» **Provided records**:
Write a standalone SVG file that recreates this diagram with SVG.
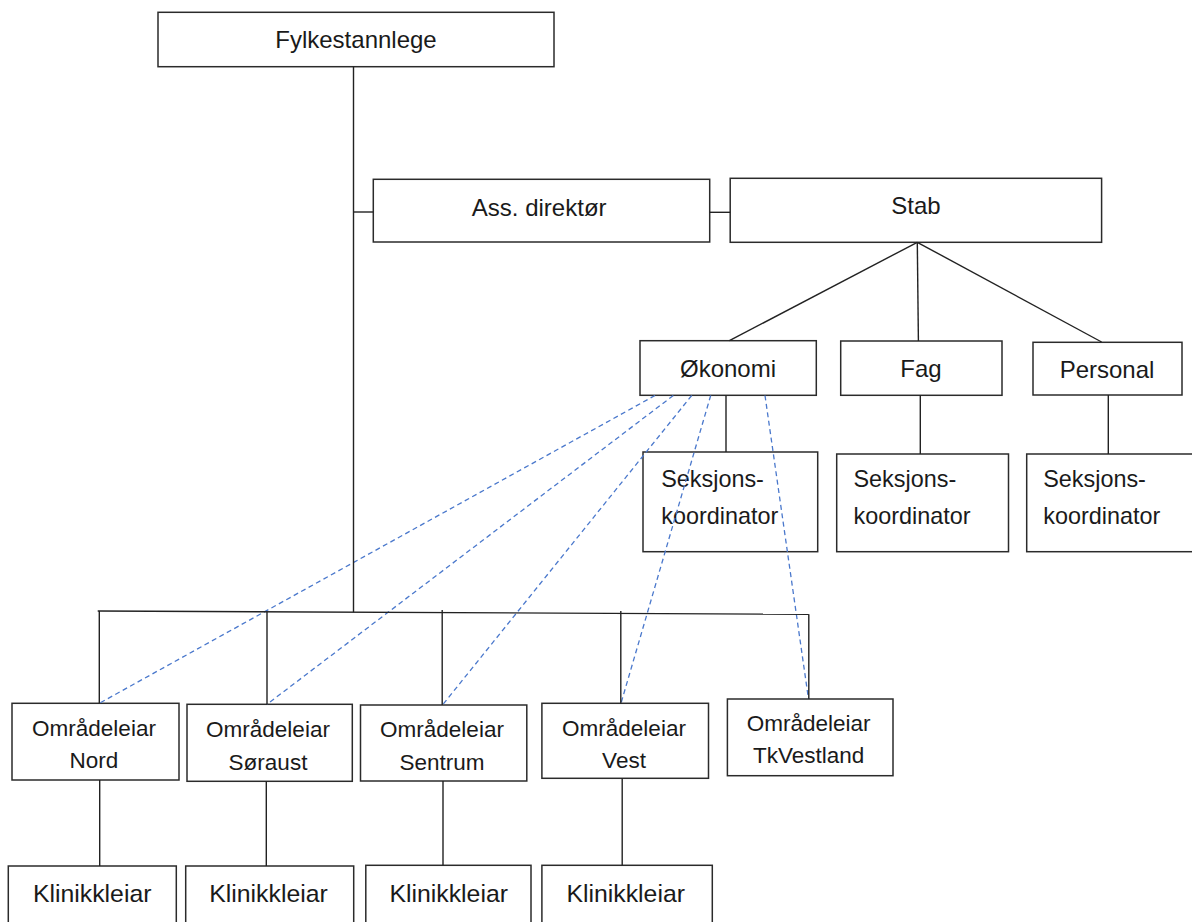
<svg xmlns="http://www.w3.org/2000/svg" width="1192" height="922" viewBox="0 0 1192 922">
<style>
.box{fill:#fff;stroke:#2b2b2b;stroke-width:1.5}
.ln{stroke:#222;stroke-width:1.4;fill:none}
.dash{stroke:#4a78cc;stroke-width:1.3;stroke-dasharray:5 3.5;fill:none}
text{font-family:"Liberation Sans",Arial,sans-serif;fill:#1a1a1a}
.c{text-anchor:middle;font-size:24px}
.l{font-size:23.4px}
.o{text-anchor:middle;font-size:22.5px}
.k{text-anchor:middle;font-size:24.8px}
</style>
<rect width="1192" height="922" fill="#fff"/>
<g id="fylkestannlege"><rect class="box" x="158" y="12.3" width="396" height="54.4"/><text class="c" x="356" y="48">Fylkestannlege</text></g>
<g id="ass-direktor"><rect class="box" x="373.3" y="179.3" width="336.4" height="62.7"/><text class="c" x="539.2" y="216">Ass. direktør</text></g>
<g id="stab"><rect class="box" x="730.2" y="178.3" width="371.4" height="64"/><text class="c" x="916" y="214">Stab</text></g>
<g id="okonomi"><rect class="box" x="640" y="340.7" width="176.3" height="54.6"/><text class="c" x="728" y="377">Økonomi</text></g>
<g id="fag"><rect class="box" x="840.7" y="341" width="161.3" height="54.3"/><text class="c" x="921" y="377">Fag</text></g>
<g id="personal"><rect class="box" x="1033" y="342.3" width="149" height="52.7"/><text class="c" x="1107" y="378">Personal</text></g>
<g id="seksjon-okonomi"><rect class="box" x="643" y="452" width="174.7" height="99.7"/><text class="l" x="661.2" y="487">Seksjons-</text><text class="l" x="661.2" y="524.3">koordinator</text></g>
<g id="seksjon-fag"><rect class="box" x="836.7" y="454" width="171.8" height="97.7"/><text class="l" x="853.5" y="487">Seksjons-</text><text class="l" x="853.5" y="524.3">koordinator</text></g>
<g id="seksjon-personal"><rect class="box" x="1026.7" y="454" width="180" height="97.7"/><text class="l" x="1043.2" y="487">Seksjons-</text><text class="l" x="1043.2" y="524.3">koordinator</text></g>
<g id="omr-nord"><rect class="box" x="12" y="703.3" width="167" height="76.7"/><text class="o" x="94" y="735.7">Områdeleiar</text><text class="o" x="94" y="767.7">Nord</text></g>
<g id="omr-soraust"><rect class="box" x="187" y="704.3" width="165.3" height="77"/><text class="o" x="268" y="736.7">Områdeleiar</text><text class="o" x="268" y="770">Søraust</text></g>
<g id="omr-sentrum"><rect class="box" x="360.5" y="705" width="166.3" height="76"/><text class="o" x="442" y="736.7">Områdeleiar</text><text class="o" x="442" y="770">Sentrum</text></g>
<g id="omr-vest"><rect class="box" x="541.9" y="703.3" width="166.6" height="75"/><text class="o" x="624" y="735.7">Områdeleiar</text><text class="o" x="624" y="767.7">Vest</text></g>
<g id="omr-tkvestland"><rect class="box" x="727.4" y="699" width="165.6" height="76.7"/><text class="o" x="808.6" y="731">Områdeleiar</text><text class="o" x="808.6" y="763.3">TkVestland</text></g>
<g id="klinikk-nord"><rect class="box" x="8.3" y="866" width="168" height="80"/><text class="k" x="92.2" y="901.7">Klinikkleiar</text></g>
<g id="klinikk-soraust"><rect class="box" x="185.7" y="866" width="168" height="80"/><text class="k" x="268.5" y="901.7">Klinikkleiar</text></g>
<g id="klinikk-sentrum"><rect class="box" x="365.8" y="865.3" width="165.2" height="80"/><text class="k" x="448.7" y="901.7">Klinikkleiar</text></g>
<g id="klinikk-vest"><rect class="box" x="541.9" y="865.3" width="170.4" height="80"/><text class="k" x="625.7" y="901.7">Klinikkleiar</text></g>
<g id="connectors">
<line class="dash" x1="655" y1="395.5" x2="99.3" y2="703.3"/>
<line class="dash" x1="673.3" y1="395.5" x2="267" y2="704.3"/>
<line class="dash" x1="691.7" y1="395.5" x2="442.5" y2="705"/>
<line class="dash" x1="710.7" y1="395.5" x2="621" y2="703.3"/>
<line class="dash" x1="765" y1="395.5" x2="808.5" y2="699"/>
<line class="ln" x1="353.5" y1="66.7" x2="353.5" y2="612.3"/>
<line class="ln" x1="353.5" y1="212" x2="373.3" y2="212"/>
<line class="ln" x1="709.7" y1="212.3" x2="730.2" y2="212.3"/>
<line class="ln" x1="917.3" y1="242.3" x2="729.4" y2="340.7"/>
<line class="ln" x1="917.3" y1="242.3" x2="918.4" y2="341"/>
<line class="ln" x1="917.3" y1="242.3" x2="1101.6" y2="342"/>
<line class="ln" x1="726" y1="395.3" x2="726" y2="452"/>
<line class="ln" x1="920.3" y1="395.3" x2="920.3" y2="454"/>
<line class="ln" x1="1108.3" y1="395" x2="1108.3" y2="454"/>
<line class="ln" x1="97.7" y1="611" x2="808.8" y2="614.3"/>
<line class="ln" x1="99.3" y1="611" x2="99.3" y2="703.3"/>
<line class="ln" x1="267" y1="611.8" x2="267" y2="704.3"/>
<line class="ln" x1="442.2" y1="610" x2="442.2" y2="705"/>
<line class="ln" x1="620.8" y1="611" x2="620.8" y2="703.3"/>
<line class="ln" x1="808.8" y1="614.3" x2="808.8" y2="699"/>
<line class="ln" x1="99.7" y1="780" x2="99.7" y2="866"/>
<line class="ln" x1="266.3" y1="781.3" x2="266.3" y2="866"/>
<line class="ln" x1="443" y1="781" x2="443" y2="865.3"/>
<line class="ln" x1="622.2" y1="778.3" x2="622.2" y2="865.3"/>
</g>
</svg>
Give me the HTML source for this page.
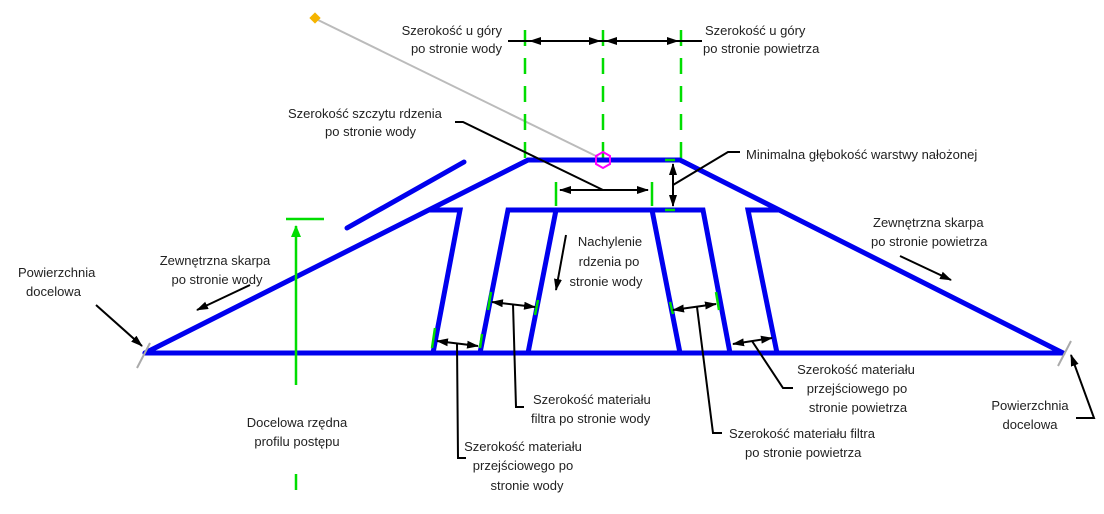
<!DOCTYPE html>
<html><head><meta charset="utf-8"><style>
html,body{margin:0;padding:0;background:#fff;}
svg{display:block;}
text{font-family:"Liberation Sans",sans-serif;font-size:13px;fill:#222;}
</style></head><body>
<svg width="1104" height="514" viewBox="0 0 1104 514" xmlns="http://www.w3.org/2000/svg">
<defs>
<marker id="a" viewBox="0 0 12 8" refX="11" refY="4" markerWidth="12" markerHeight="8" markerUnits="userSpaceOnUse" orient="auto-start-reverse"><path d="M0,0L12,4L0,8z" fill="#000"/></marker>
<marker id="g" viewBox="0 0 12 10" refX="11" refY="5" markerWidth="12" markerHeight="14" markerUnits="userSpaceOnUse" orient="auto"><path d="M0,0L12,5L0,10z" fill="#0d0"/></marker>
</defs>
<line x1="316" y1="19" x2="598" y2="157" stroke="#bbb" stroke-width="2"/>
<rect x="311" y="14" width="8" height="8" fill="#f5b400" transform="rotate(45 315 18)"/>
<g stroke="#0d0" stroke-width="2.5" stroke-dasharray="16 12">
<line x1="525" y1="30" x2="525" y2="160"/>
<line x1="603" y1="30" x2="603" y2="160"/>
<line x1="681" y1="30" x2="681" y2="160"/>
</g>
<g stroke="#000" stroke-width="2">
<line x1="508" y1="41" x2="702" y2="41"/>
<line x1="530" y1="41" x2="600" y2="41" marker-start="url(#a)" marker-end="url(#a)"/>
<line x1="606" y1="41" x2="678" y2="41" marker-start="url(#a)" marker-end="url(#a)"/>
</g>
<g stroke="#0000ee" stroke-width="5" fill="none" stroke-linejoin="miter" stroke-linecap="round">
<polyline points="145,353 528,160 680,160 1063,353"/>
<line x1="145" y1="353" x2="1063" y2="353"/>
<line x1="347" y1="228" x2="464" y2="162"/>
<polyline points="430,210 460,210 433,353"/>
<polyline points="480,353 508,210 703,210 730,353"/>
<line x1="556" y1="210" x2="528" y2="353"/>
<line x1="652" y1="210" x2="680" y2="353"/>
<polyline points="777,353 748,210 778,210"/>
</g>
<polygon points="603,152 610,156 610,164 603,168 596,164 596,156" fill="none" stroke="#f0f" stroke-width="2"/>
<line x1="150" y1="343" x2="137" y2="368" stroke="#aaa" stroke-width="2"/>
<line x1="1071" y1="341" x2="1058" y2="366" stroke="#aaa" stroke-width="2"/>
<g stroke="#0d0" stroke-width="2.5">
<line x1="556" y1="182" x2="556" y2="206"/>
<line x1="652" y1="182" x2="652" y2="206"/>
<line x1="665" y1="160" x2="675" y2="160"/>
<line x1="665" y1="210" x2="675" y2="210"/>
<line x1="435" y1="328" x2="432" y2="348"/>
<line x1="482" y1="334" x2="480" y2="348"/>
<line x1="491" y1="292" x2="488" y2="310"/>
<line x1="538" y1="300" x2="535" y2="315"/>
<line x1="670" y1="302" x2="673" y2="314"/>
<line x1="716" y1="292" x2="719" y2="310"/>
</g>
<g stroke="#000" stroke-width="2" fill="none">
<polyline points="455,122 463,122 603,190"/>
<line x1="560" y1="190" x2="648" y2="190" marker-start="url(#a)" marker-end="url(#a)"/>
<line x1="673" y1="164" x2="673" y2="206" marker-start="url(#a)" marker-end="url(#a)"/>
<polyline points="740,152 728,152 673,185"/>
<line x1="96" y1="305" x2="142" y2="346" marker-end="url(#a)"/>
<line x1="250" y1="285" x2="197" y2="310" marker-end="url(#a)"/>
<line x1="900" y1="256" x2="951" y2="280" marker-end="url(#a)"/>
<line x1="566" y1="235" x2="556" y2="290" marker-end="url(#a)"/>
<line x1="437" y1="341" x2="478" y2="346" marker-start="url(#a)" marker-end="url(#a)"/>
<polyline points="466,458 458,458 457,343"/>
<line x1="492" y1="302" x2="535" y2="307" marker-start="url(#a)" marker-end="url(#a)"/>
<polyline points="524,407 516,407 513,304"/>
<line x1="673" y1="310" x2="716" y2="304" marker-start="url(#a)" marker-end="url(#a)"/>
<polyline points="722,433 713,433 697,307"/>
<line x1="733" y1="344" x2="772" y2="338" marker-start="url(#a)" marker-end="url(#a)"/>
<polyline points="793,388 783,388 752,341"/>
<polyline points="1076,418 1094,418 1071,355" marker-end="url(#a)"/>
</g>
<g stroke="#0d0" stroke-width="2.5">
<line x1="286" y1="219" x2="324" y2="219"/>
<line x1="296" y1="385" x2="296" y2="226" marker-end="url(#g)"/>
<line x1="296" y1="474" x2="296" y2="502" stroke-dasharray="16 12"/>
</g>
<text x="502" y="35" text-anchor="end">Szerokość u góry</text>
<text x="502" y="53" text-anchor="end">po stronie wody</text>
<text x="705" y="35">Szerokość u góry</text>
<text x="703" y="53">po stronie powietrza</text>
<text x="288" y="118">Szerokość szczytu rdzenia</text>
<text x="325" y="136">po stronie wody</text>
<text x="746" y="159">Minimalna głębokość warstwy nałożonej</text>
<text x="873" y="227">Zewnętrzna skarpa</text>
<text x="871" y="246">po stronie powietrza</text>
<text x="215" y="265" text-anchor="middle">Zewnętrzna skarpa</text>
<text x="217" y="284" text-anchor="middle">po stronie wody</text>
<text x="18" y="277">Powierzchnia</text>
<text x="26" y="296">docelowa</text>
<text x="610" y="246" text-anchor="middle">Nachylenie</text>
<text x="609" y="266" text-anchor="middle">rdzenia po</text>
<text x="606" y="286" text-anchor="middle">stronie wody</text>
<text x="533" y="404">Szerokość materiału</text>
<text x="531" y="423">filtra po stronie wody</text>
<text x="729" y="438">Szerokość materiału filtra</text>
<text x="745" y="457">po stronie powietrza</text>
<text x="856" y="374" text-anchor="middle">Szerokość materiału</text>
<text x="857" y="393" text-anchor="middle">przejściowego po</text>
<text x="858" y="412" text-anchor="middle">stronie powietrza</text>
<text x="1030" y="410" text-anchor="middle">Powierzchnia</text>
<text x="1030" y="429" text-anchor="middle">docelowa</text>
<text x="297" y="427" text-anchor="middle">Docelowa rzędna</text>
<text x="297" y="446" text-anchor="middle">profilu postępu</text>
<text x="523" y="451" text-anchor="middle">Szerokość materiału</text>
<text x="523" y="470" text-anchor="middle">przejściowego po</text>
<text x="527" y="490" text-anchor="middle">stronie wody</text>
</svg>
</body></html>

» **Aim of the exercise**: Find every line in the records that contains the word "this"; copy those lines.

» **Task solution**:
Write a standalone SVG file that recreates this diagram with SVG.
Give me the HTML source for this page.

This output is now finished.